◆ **Work to do**:
Pull out every line below containing the word "matplotlib".

◆ **Given information**:

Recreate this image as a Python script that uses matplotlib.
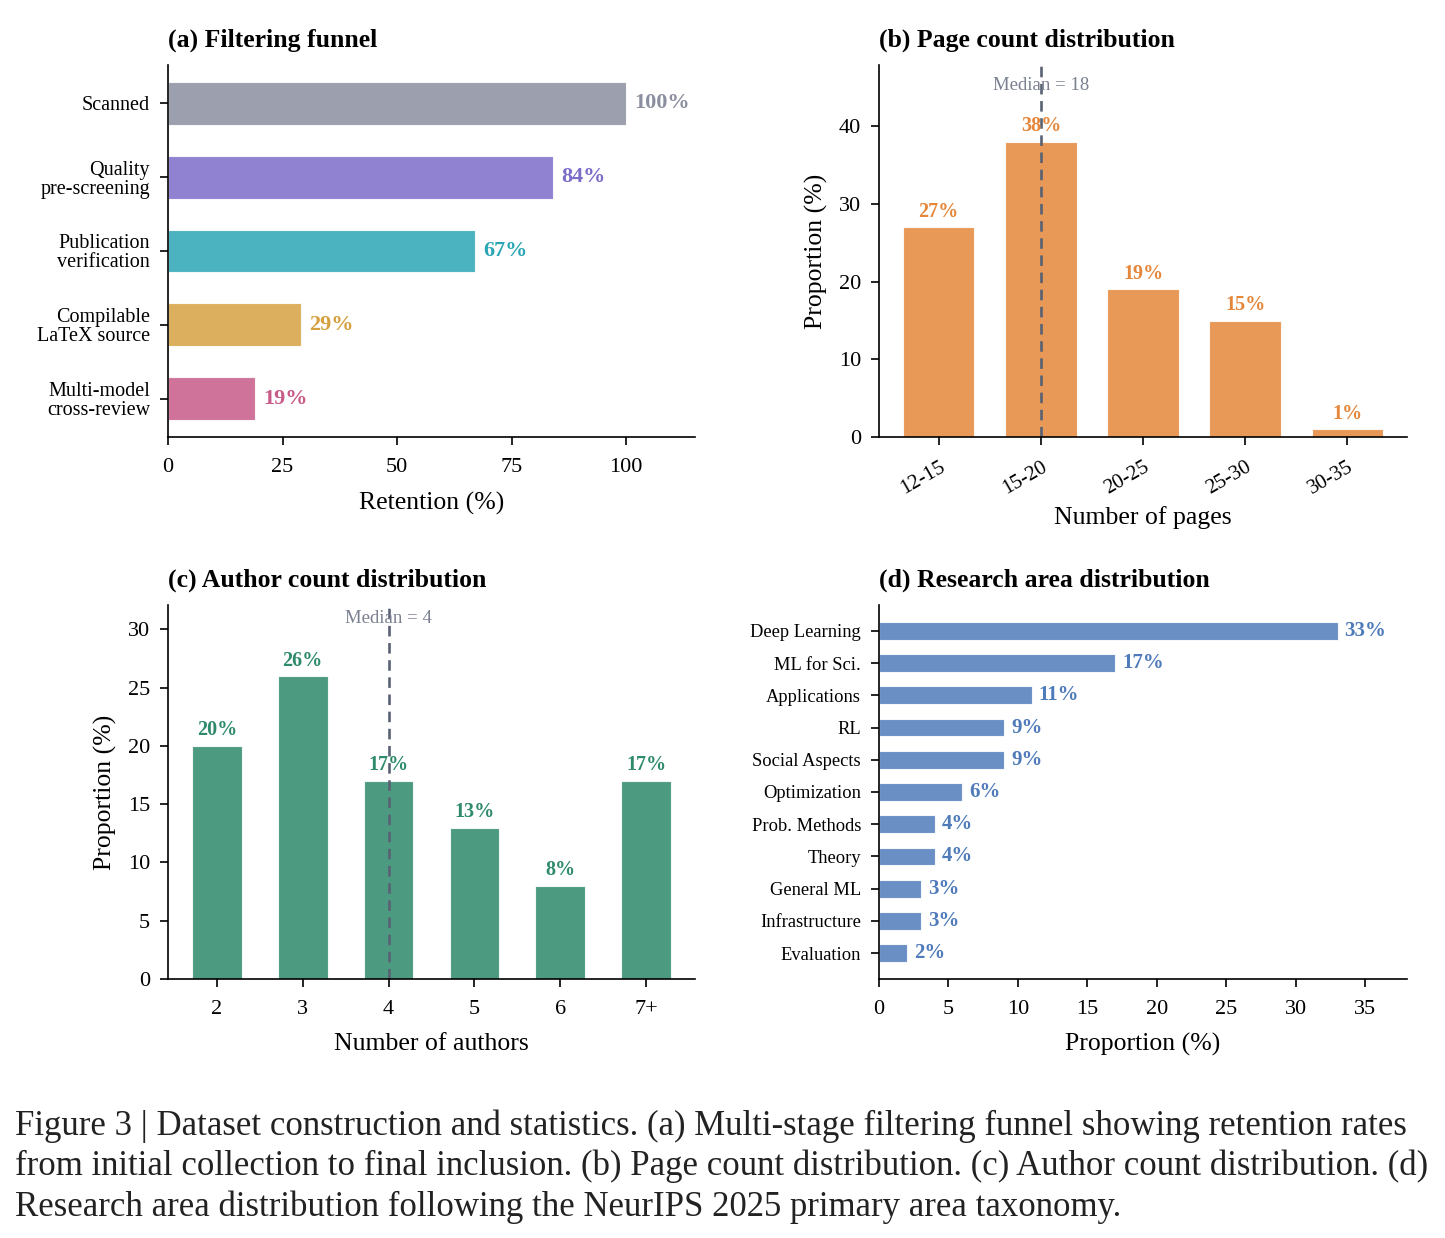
import matplotlib
matplotlib.use("Agg")
import matplotlib.pyplot as plt

plt.rcParams['font.family'] = ['Liberation Serif', 'DejaVu Serif']
plt.rcParams['axes.linewidth'] = 1.2

# ---------------- data ----------------
funnel_stages = ["Scanned", "Quality\npre-screening", "Publication\nverification",
                 "Compilable\nLaTeX source", "Multi-model\ncross-review"]
funnel_retention = [100, 84, 67, 29, 19]
funnel_colors = ["#8B8FA0", "#7D6CC8", "#2BA6B5", "#D5A140", "#C85B88"]

page_bins = ["12-15", "15-20", "20-25", "25-30", "30-35"]
page_props = [27, 38, 19, 15, 1]
page_median_label = "Median = 18"
page_median_idx = 1

author_bins = ["2", "3", "4", "5", "6", "7+"]
author_props = [20, 26, 17, 13, 8, 17]
author_median_label = "Median = 4"
author_median_idx = 2

areas = ["Deep Learning", "ML for Sci.", "Applications", "RL", "Social Aspects",
         "Optimization", "Prob. Methods", "Theory", "General ML",
         "Infrastructure", "Evaluation"]
area_props = [33, 17, 11, 9, 9, 6, 4, 4, 3, 3, 2]

caption_lines = [
    "Figure 3 | Dataset construction and statistics. (a) Multi-stage filtering funnel showing retention rates",
    "from initial collection to final inclusion. (b) Page count distribution. (c) Author count distribution. (d)",
    "Research area distribution following the NeurIPS 2025 primary area taxonomy.",
]

ORANGE = "#E5873B"
GREEN = "#2D8A6A"
BLUE = "#4F7BBA"
MEDIAN_LINE = "#596173"
MEDIAN_TEXT = "#7A8090"

TICK = 16
LABEL = 18.5
TITLE = 18.5

W, H = 1445, 1238
fig = plt.figure(figsize=(W / 100, H / 100), dpi=100)


def box(l, r, t, b):
    return [l / W, 1 - b / H, (r - l) / W, (b - t) / H]


axA = fig.add_axes(box(168, 695, 65, 437))
axB = fig.add_axes(box(879, 1407, 65, 437))
axC = fig.add_axes(box(168, 695, 605, 979))
axD = fig.add_axes(box(879, 1407, 605, 979))

for ax in (axA, axB, axC, axD):
    ax.spines['top'].set_visible(False)
    ax.spines['right'].set_visible(False)
    ax.tick_params(length=6, width=1.2, labelsize=TICK)
    ax.tick_params(axis='x', pad=9)
    ax.tick_params(axis='y', pad=7)

# ---------------- (a) ----------------
ya = list(range(len(funnel_stages)))
axA.barh(ya, funnel_retention, height=0.58, color=funnel_colors, alpha=0.85,
         edgecolor="white", linewidth=0.8)
for y, v, c in zip(ya, funnel_retention, funnel_colors):
    axA.annotate(f"{v}%", (v, y), xytext=(6, 0), textcoords="offset points",
                 va="center", ha="left", fontsize=16, fontweight="bold", color=c)
axA.set_yticks(ya)
axA.set_yticklabels(funnel_stages, fontsize=14.5, linespacing=1.0)
axA.invert_yaxis()
axA.set_xlim(0, 115)
axA.set_xticks([0, 25, 50, 75, 100])
axA.set_xlabel("Retention (%)", fontsize=LABEL, labelpad=11)
axA.set_title("(a) Filtering funnel", loc="left", fontsize=TITLE, fontweight="bold", pad=13)

# ---------------- (b) ----------------
xb = list(range(len(page_bins)))
axB.bar(xb, page_props, width=0.7, color=ORANGE, alpha=0.85, edgecolor="white", linewidth=0.8)
for x, v in zip(xb, page_props):
    axB.annotate(f"{v}%", (x, v), xytext=(0, 4), textcoords="offset points",
                 ha="center", va="bottom", fontsize=14.5, fontweight="bold", color=ORANGE)
axB.axvline(page_median_idx, color=MEDIAN_LINE, linestyle=(0, (4, 2.5)), linewidth=1.9)
axB.text(page_median_idx, max(page_props) * 1.19, page_median_label, ha="center", va="center",
         fontsize=13.5, color=MEDIAN_TEXT)
axB.set_ylim(0, 47.9)
axB.set_yticks([0, 10, 20, 30, 40])
axB.set_xticks(xb)
axB.set_xticklabels(page_bins, rotation=30, ha="right", rotation_mode="anchor", fontsize=15)
axB.set_xlabel("Number of pages", fontsize=LABEL, labelpad=5)
axB.set_ylabel("Proportion (%)", fontsize=LABEL, labelpad=8)
axB.set_title("(b) Page count distribution", loc="left", fontsize=TITLE, fontweight="bold", pad=13)

# ---------------- (c) ----------------
xc = list(range(len(author_bins)))
axC.bar(xc, author_props, width=0.58, color=GREEN, alpha=0.85, edgecolor="white", linewidth=0.8)
for x, v in zip(xc, author_props):
    axC.annotate(f"{v}%", (x, v), xytext=(0, 4), textcoords="offset points",
                 ha="center", va="bottom", fontsize=14.5, fontweight="bold", color=GREEN)
axC.axvline(author_median_idx, color=MEDIAN_LINE, linestyle=(0, (4, 2.5)), linewidth=1.9)
axC.text(author_median_idx, max(author_props) * 1.19, author_median_label, ha="center",
         va="center", fontsize=13.5, color=MEDIAN_TEXT)
axC.set_ylim(0, 32.1)
axC.set_yticks([0, 5, 10, 15, 20, 25, 30])
axC.set_xticks(xc)
axC.set_xticklabels(author_bins)
axC.set_xlabel("Number of authors", fontsize=LABEL, labelpad=10)
axC.set_ylabel("Proportion (%)", fontsize=LABEL, labelpad=8)
axC.set_title("(c) Author count distribution", loc="left", fontsize=TITLE, fontweight="bold", pad=13)

# ---------------- (d) ----------------
yd = list(range(len(areas)))
axD.barh(yd, area_props, height=0.55, color=BLUE, alpha=0.85, edgecolor="white", linewidth=0.8)
for y, v in zip(yd, area_props):
    axD.annotate(f"{v}%", (v, y), xytext=(5, 0), textcoords="offset points",
                 va="center", ha="left", fontsize=15, fontweight="bold", color=BLUE)
axD.set_yticks(yd)
axD.set_yticklabels(areas, fontsize=13.3)
axD.invert_yaxis()
axD.set_xlim(0, 38)
axD.set_xticks([0, 5, 10, 15, 20, 25, 30, 35])
axD.set_xlabel("Proportion (%)", fontsize=LABEL, labelpad=10)
axD.set_title("(d) Research area distribution", loc="left", fontsize=TITLE, fontweight="bold", pad=13)

# ---------------- caption ----------------
for i, line in enumerate(caption_lines):
    fig.text(15 / W, 1 - (1126 + 40.5 * i) / H, line, ha="left", va="center",
             fontsize=25, color="#222222")

fig.savefig("out.png", dpi=100, facecolor="white")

◆ **Expected answer**:
Recreate this image as a Python script that uses matplotlib.
import matplotlib
matplotlib.use("Agg")
import matplotlib.pyplot as plt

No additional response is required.